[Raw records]
** START **

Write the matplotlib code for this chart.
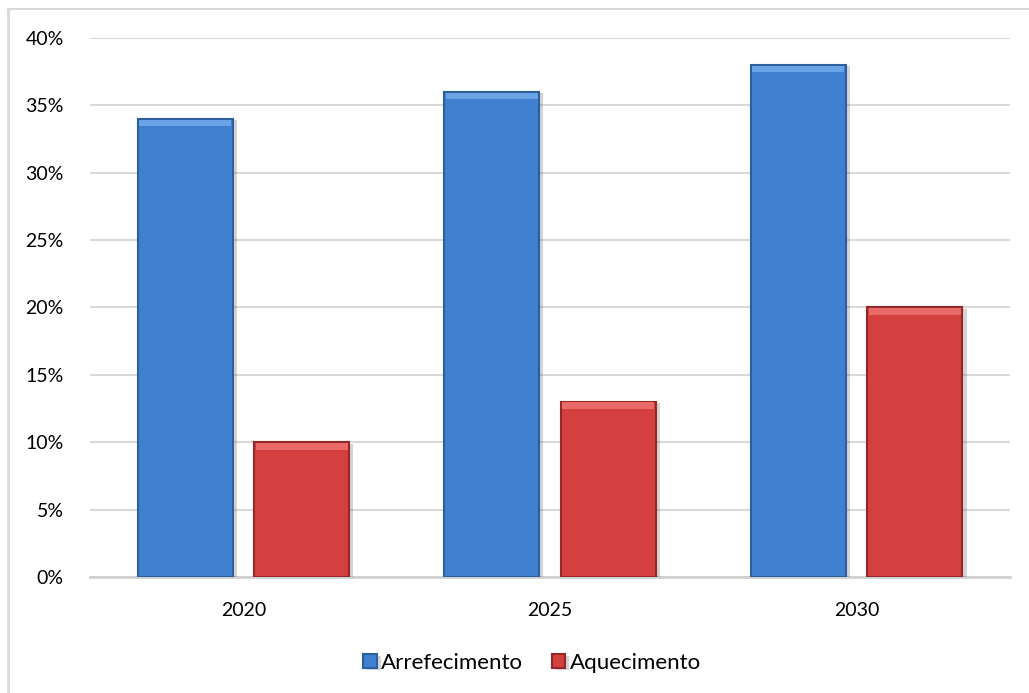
import matplotlib.pyplot as plt
import matplotlib.patheffects as pe
import numpy as np

# dados
anos = ['2020', '2025', '2030']
arrefecimento = [34, 36, 38]
aquecimento = [10, 13, 20]
rotulos_y = ['0%', '5%', '10%', '15%', '20%', '25%', '30%', '35%', '40%']

plt.rcParams['font.family'] = ['Lato', 'DejaVu Sans']

fig = plt.figure(figsize=(10.29, 6.93), dpi=100)
ax = fig.add_axes([0.0875, 0.1674, 0.894, 0.7778])

x = np.arange(len(anos))
largura = 0.31
desloc = 0.19

series = [
    (arrefecimento, -desloc, '#3f80d0', '#6aa3e6', '#2d5f9c', 'Arrefecimento'),
    (aquecimento, desloc, '#d43f3f', '#ea6a6a', '#942828', 'Aquecimento'),
]

sombra = [pe.SimplePatchShadow(offset=(3, -1), alpha=0.25, shadow_rgbFace='#555555'), pe.Normal()]

handles = []
for valores, dx, cor, cor_topo, cor_borda, nome in series:
    b = ax.bar(x + dx, valores, largura, color=cor, edgecolor=cor_borda,
               linewidth=1.5, zorder=3, path_effects=sombra, label=nome)
    # faixa clara no topo (efeito de bisel)
    topo = 0.5
    ax.bar(x + dx, [topo] * len(valores), largura * 0.97,
           bottom=[v - topo - 0.05 for v in valores],
           color=cor_topo, linewidth=0, zorder=4)
    handles.append(b)

ax.set_xlim(-0.5, 2.5)
ax.set_ylim(0, 40)
ax.set_yticks(range(0, 41, 5))
ax.set_yticklabels(rotulos_y)
ax.set_xticks(x)
ax.set_xticklabels(anos)
ax.tick_params(axis='both', length=0, labelsize=14, colors='black')
ax.tick_params(axis='y', pad=19)
ax.tick_params(axis='x', pad=18)

ax.grid(axis='y', color='#d9d9d9', linewidth=1.5, zorder=0)
ax.set_axisbelow(True)
for lado in ['top', 'right', 'left']:
    ax.spines[lado].set_visible(False)
ax.spines['bottom'].set_color('#d0d0d0')
ax.spines['bottom'].set_linewidth(2)

fig.legend(handles=handles, loc='lower center', bbox_to_anchor=(0.517, 0.0),
           ncol=2, frameon=False, fontsize=16, handlelength=0.6, handleheight=0.6,
           handletextpad=0.2, columnspacing=1.3)

# moldura do gráfico
fig.add_artist(plt.Line2D([8 / 1029, 1], [1 - 9 / 693, 1 - 9 / 693], color='#d9d9d9', linewidth=1.5))
fig.add_artist(plt.Line2D([8 / 1029, 8 / 1029], [0, 1 - 9 / 693], color='#d9d9d9', linewidth=2))

fig.savefig('out.png', dpi=100)
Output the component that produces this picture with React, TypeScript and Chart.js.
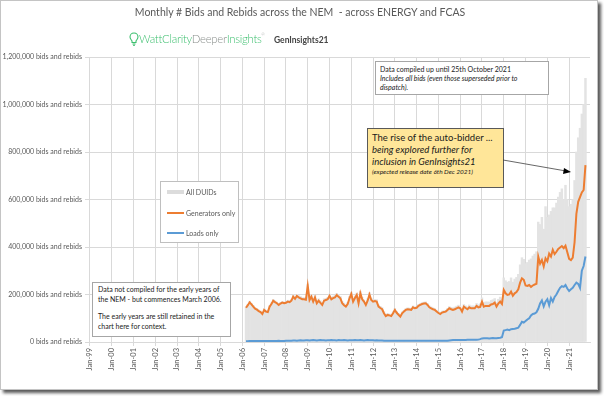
import React, { useEffect, useRef } from 'react';
import { Chart, registerables } from 'chart.js';
Chart.register(...registerables);

const MONTH_NAMES = ['Jan', 'Feb', 'Mar', 'Apr', 'May', 'Jun', 'Jul', 'Aug', 'Sep', 'Oct', 'Nov', 'Dec'];
const FIRST_YEAR = 1999;
const LAST_YEAR = 2021;
const categories: string[] = [];
for (let y = FIRST_YEAR; y <= LAST_YEAR; y++) {
  for (const m of MONTH_NAMES) categories.push(`${m}-${String(y % 100).padStart(2, '0')}`);
}
const DATA_START = 'Mar-06';

// thousands of bids and rebids per month, Mar-06 .. Oct-21
const allDuids = [
  148, 159, 172, 163, 154, 145, 141, 135, 131, 123,
  140, 133, 131, 154, 165, 179, 173, 168, 162, 167, 171, 168,
  171, 176, 174, 180, 198, 189, 200, 195, 192, 187, 187, 186,
  244, 184, 199, 179, 196, 170, 182, 174, 164, 182, 184, 188,
  202, 189, 193, 196, 205, 199, 192, 171, 164, 157, 167, 192,
  210, 178, 194, 206, 171, 214, 188, 177, 164, 183, 208, 185,
  178, 179, 178, 156, 150, 145, 127, 115, 120, 118, 115, 127,
  141, 129, 121, 113, 127, 134, 141, 144, 143, 141, 152, 148,
  150, 158, 162, 166, 168, 169, 162, 152, 148, 144, 141, 134,
  128, 124, 130, 132, 134, 141, 149, 146, 144, 147, 151, 155,
  151, 137, 158, 152, 148, 156, 152, 152, 152, 162, 157, 161,
  186, 166, 169, 169, 168, 175, 178, 183, 166, 180, 189, 181,
  270, 258, 252, 255, 270, 252, 265, 272, 285, 325, 355, 348,
  330, 335, 345, 350, 362, 370, 380, 505, 495, 525, 475, 570,
  525, 535, 550, 565, 565, 585, 610, 630, 645, 600, 660, 600,
  570, 580, 600, 680, 800, 860, 900, 960, 1000, 1110,
];
const generatorsOnly = [
  144, 155, 167, 158, 149, 140, 136, 130, 126, 118,
  135, 128, 126, 149, 160, 174, 168, 163, 156, 162, 166, 163,
  165, 170, 168, 174, 191, 182, 194, 188, 184, 180, 180, 178,
  236, 177, 191, 170, 188, 163, 174, 165, 156, 174, 177, 180,
  194, 180, 185, 188, 198, 190, 184, 163, 155, 149, 160, 184,
  202, 170, 185, 198, 163, 205, 180, 170, 156, 174, 200, 177,
  170, 172, 170, 149, 143, 138, 121, 109, 114, 112, 109, 121,
  135, 123, 115, 107, 121, 128, 135, 138, 137, 135, 146, 142,
  144, 152, 156, 160, 162, 163, 156, 146, 142, 138, 135, 128,
  122, 118, 124, 126, 128, 135, 142, 138, 135, 138, 142, 146,
  142, 128, 149, 143, 138, 146, 142, 142, 142, 152, 146, 148,
  170, 149, 152, 152, 152, 158, 160, 166, 149, 162, 170, 160,
  219, 205, 198, 200, 212, 195, 205, 210, 222, 250, 268, 262,
  238, 236, 240, 232, 238, 242, 245, 359, 330, 345, 318, 352,
  340, 372, 360, 388, 370, 380, 392, 398, 404, 395, 405, 378,
  350, 345, 355, 420, 540, 590, 610, 630, 640, 745,
];
const loadsOnly = [
  3, 3, 4, 4, 4, 4, 4, 4, 4, 4,
  4, 4, 4, 4, 4, 4, 4, 4, 5, 4, 4, 4,
  5, 5, 5, 5, 6, 6, 5, 6, 7, 6, 6, 7,
  7, 6, 7, 8, 7, 6, 7, 8, 7, 7, 6, 7,
  7, 8, 7, 7, 6, 8, 7, 7, 8, 7, 6, 7,
  7, 7, 8, 7, 7, 8, 7, 6, 7, 8, 7, 7,
  7, 6, 7, 6, 6, 6, 5, 5, 5, 5, 5, 5,
  5, 5, 5, 5, 5, 5, 5, 5, 5, 5, 5, 5,
  5, 5, 5, 5, 5, 5, 5, 5, 5, 5, 5, 5,
  5, 5, 5, 5, 5, 5, 6, 7, 8, 8, 8, 8,
  8, 8, 8, 8, 9, 9, 9, 9, 9, 9, 10, 12,
  15, 16, 16, 16, 15, 16, 17, 16, 16, 17, 18, 20,
  48, 50, 52, 50, 54, 55, 56, 58, 60, 72, 85, 82,
  88, 95, 100, 112, 118, 120, 125, 140, 162, 175, 150, 170,
  180, 155, 185, 170, 190, 200, 215, 228, 235, 232, 240, 225,
  215, 222, 228, 240, 250, 245, 228, 300, 320, 360,
];

const Y_MAX = 1200;
const Y_STEP = 200;

function toSeries(values: number[]) {
  const start = categories.indexOf(DATA_START);
  return categories.map((_, i) => (i >= start && i - start < values.length ? values[i - start] : null));
}

const FONT = 'Lato, "Open Sans", sans-serif';

export default function App() {
  const ref = useRef<HTMLCanvasElement>(null);
  useEffect(() => {
    document.body.style.margin = '0';
    const chart = new Chart(ref.current as HTMLCanvasElement, {
      type: 'bar',
      data: {
        labels: categories,
        datasets: [
          {
            type: 'bar',
            label: 'All DUIDs',
            data: toSeries(allDuids),
            backgroundColor: '#e3e3e3',
            borderWidth: 0,
            barPercentage: 1,
            categoryPercentage: 1,
            order: 3,
          } as any,
          {
            type: 'line',
            label: 'Generators only',
            data: toSeries(generatorsOnly),
            borderColor: '#ED7D31',
            borderWidth: 2,
            pointRadius: 0,
            tension: 0,
            order: 2,
          } as any,
          {
            type: 'line',
            label: 'Loads only',
            data: toSeries(loadsOnly),
            borderColor: '#5B9BD5',
            borderWidth: 2,
            pointRadius: 0,
            tension: 0,
            order: 1,
          } as any,
        ],
      },
      options: {
        animation: false,
        responsive: false,
        layout: { padding: { top: 57, right: 14, left: 0, bottom: 0 } },
        plugins: { legend: { display: false }, tooltip: { enabled: false } },
        scales: {
          x: {
            type: 'category',
            offset: true,
            grid: {
              offset: false,
              color: (c: any) => (c.index % 12 === 0 ? '#d9d9d9' : 'rgba(0,0,0,0)'),
              tickLength: 4,
            },
            border: { display: true, color: '#d9d9d9' },
            ticks: {
              autoSkip: false,
              maxRotation: 90,
              minRotation: 90,
              padding: 2,
              color: '#595959',
              font: { family: FONT, size: 7.5 },
              callback: (_v: any, i: number) => (i % 12 === 0 ? categories[i] : ''),
            },
            afterFit: (s: any) => {
              s.height = 54;
            },
          },
          y: {
            min: 0,
            max: Y_MAX,
            ticks: {
              stepSize: Y_STEP,
              padding: 3,
              color: '#595959',
              font: { family: FONT, size: 7 },
              callback: (v: any) => `${(Number(v) * 1000).toLocaleString('en-US')} bids and rebids`,
            },
            grid: { color: '#d9d9d9', tickLength: 4 },
            border: { display: false },
            afterFit: (s: any) => {
              s.width = 89;
            },
          },
        },
      } as any,
    });
    return () => chart.destroy();
  }, []);

  const boxText: React.CSSProperties = { fontFamily: FONT, fontSize: 7, color: '#1a1a1a', whiteSpace: 'nowrap' };

  return (
    <div style={{ position: 'relative', width: 604, height: 396, background: '#fff', overflow: 'hidden', fontFamily: FONT }}>
      <div
        style={{
          position: 'absolute', left: 0, top: 0, width: 596, height: 388,
          border: '1px solid #c4c4c4', boxShadow: '3px 3px 3px #5a5a5a', background: '#fff',
        }}
      />
      <canvas ref={ref} width={604} height={396} style={{ position: 'absolute', left: 0, top: 0 }} />

      <div style={{ position: 'absolute', top: 6, left: 0, width: 600, textAlign: 'center', fontSize: 10.5, color: '#595959', whiteSpace: 'nowrap' }}>
        Monthly # Bids and Rebids across the NEM&nbsp; - across ENERGY and FCAS
      </div>

      <svg style={{ position: 'absolute', left: 129, top: 32 }} width={10} height={14} viewBox="0 0 10 14">
        <path d="M5 1 C2.3 1 1 3 1 5 C1 6.8 2.3 7.8 3 9 L3 10.5 L7 10.5 L7 9 C7.7 7.8 9 6.8 9 5 C9 3 7.7 1 5 1 Z" fill="none" stroke="#3cbf6e" strokeWidth="1.1" />
        <path d="M3.5 12 L6.5 12 M4 13.3 L6 13.3" stroke="#3cbf6e" strokeWidth="1" />
      </svg>
      <div style={{ position: 'absolute', left: 139, top: 32, fontSize: 11.3, letterSpacing: -0.25, whiteSpace: 'nowrap', fontWeight: 300 }}>
        <span style={{ color: '#3cbf6e' }}>WattClarity</span>
        <span style={{ color: '#8a8f8c' }}>Deeper</span>
        <span style={{ color: '#3cbf6e' }}>Insights</span>
        <span style={{ color: '#8a8f8c', fontSize: 4, verticalAlign: 'top' }}>®</span>
      </div>
      <div style={{ position: 'absolute', left: 274, top: 35, fontSize: 8.5, fontWeight: 700, color: '#444', whiteSpace: 'nowrap' }}>
        GenInsights21
      </div>

      <div style={{ position: 'absolute', left: 375, top: 61, width: 164, height: 26, border: '1px solid #a6a6a6', background: '#fff', padding: '3px 4px', lineHeight: '9px', ...boxText }}>
        <div>Data compiled up until 25th October 2021</div>
        <div style={{ fontStyle: 'italic' }}>Includes all bids (even those superseded prior to</div>
        <div style={{ fontStyle: 'italic' }}>dispatch).</div>
      </div>

      <div style={{ position: 'absolute', left: 367, top: 128, width: 127, height: 52, border: '1px solid #595959', background: '#ffe699', padding: '3px 4px', ...boxText }}>
        <div style={{ fontSize: 9.5, lineHeight: '12px' }}>The rise of the auto-bidder ...</div>
        <div style={{ fontSize: 9.5, lineHeight: '12px', fontStyle: 'italic' }}>being explored further for</div>
        <div style={{ fontSize: 9.5, lineHeight: '11px', fontStyle: 'italic' }}>inclusion in GenInsights21</div>
        <div style={{ fontSize: 6.5, lineHeight: '10px', fontStyle: 'italic' }}>(expected release date 6th Dec 2021)</div>
      </div>

      <svg style={{ position: 'absolute', left: 0, top: 0, pointerEvents: 'none' }} width={604} height={396}>
        <line x1={503} y1={160} x2={566} y2={171} stroke="#404040" strokeWidth={0.8} />
        <polygon points="571,172 564,168 563,174" fill="#000" />
      </svg>

      <div style={{ position: 'absolute', left: 160, top: 181, width: 77, height: 60, border: '1px solid #bfbfbf', background: '#fff' }}>
        {[
          { label: 'All DUIDs', color: '#dcdcdc', h: 4, y: 10 },
          { label: 'Generators only', color: '#ED7D31', h: 2, y: 31 },
          { label: 'Loads only', color: '#5B9BD5', h: 2, y: 51 },
        ].map((it) => (
          <React.Fragment key={it.label}>
            <div style={{ position: 'absolute', left: 6, top: it.y - it.h / 2, width: 17, height: it.h, background: it.color }} />
            <div style={{ position: 'absolute', left: 25, top: it.y - 5, lineHeight: '10px', fontSize: 7, color: '#595959', whiteSpace: 'nowrap' }}>
              {it.label}
            </div>
          </React.Fragment>
        ))}
      </div>

      <div style={{ position: 'absolute', left: 92, top: 282, width: 127, height: 51, border: '1px solid #a6a6a6', background: '#fff', padding: '1px 5px', lineHeight: '10px', ...boxText }}>
        <div>Data not compiled for the early years of</div>
        <div>the NEM - but commences March 2006.</div>
        <div style={{ marginTop: 7 }}>The early years are still retained in the</div>
        <div>chart here for context.</div>
      </div>
    </div>
  );
}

** END **

--- Task goal ---
Up to and including the line containing "ax.tick_params(axis='x', pad=18)", quote each line of the entries above from the very first, please, exactly and without images.

--- Exercise result ---
Write the matplotlib code for this chart.
import matplotlib.pyplot as plt
import matplotlib.patheffects as pe
import numpy as np

# dados
anos = ['2020', '2025', '2030']
arrefecimento = [34, 36, 38]
aquecimento = [10, 13, 20]
rotulos_y = ['0%', '5%', '10%', '15%', '20%', '25%', '30%', '35%', '40%']

plt.rcParams['font.family'] = ['Lato', 'DejaVu Sans']

fig = plt.figure(figsize=(10.29, 6.93), dpi=100)
ax = fig.add_axes([0.0875, 0.1674, 0.894, 0.7778])

x = np.arange(len(anos))
largura = 0.31
desloc = 0.19

series = [
    (arrefecimento, -desloc, '#3f80d0', '#6aa3e6', '#2d5f9c', 'Arrefecimento'),
    (aquecimento, desloc, '#d43f3f', '#ea6a6a', '#942828', 'Aquecimento'),
]

sombra = [pe.SimplePatchShadow(offset=(3, -1), alpha=0.25, shadow_rgbFace='#555555'), pe.Normal()]

handles = []
for valores, dx, cor, cor_topo, cor_borda, nome in series:
    b = ax.bar(x + dx, valores, largura, color=cor, edgecolor=cor_borda,
               linewidth=1.5, zorder=3, path_effects=sombra, label=nome)
    # faixa clara no topo (efeito de bisel)
    topo = 0.5
    ax.bar(x + dx, [topo] * len(valores), largura * 0.97,
           bottom=[v - topo - 0.05 for v in valores],
           color=cor_topo, linewidth=0, zorder=4)
    handles.append(b)

ax.set_xlim(-0.5, 2.5)
ax.set_ylim(0, 40)
ax.set_yticks(range(0, 41, 5))
ax.set_yticklabels(rotulos_y)
ax.set_xticks(x)
ax.set_xticklabels(anos)
ax.tick_params(axis='both', length=0, labelsize=14, colors='black')
ax.tick_params(axis='y', pad=19)
ax.tick_params(axis='x', pad=18)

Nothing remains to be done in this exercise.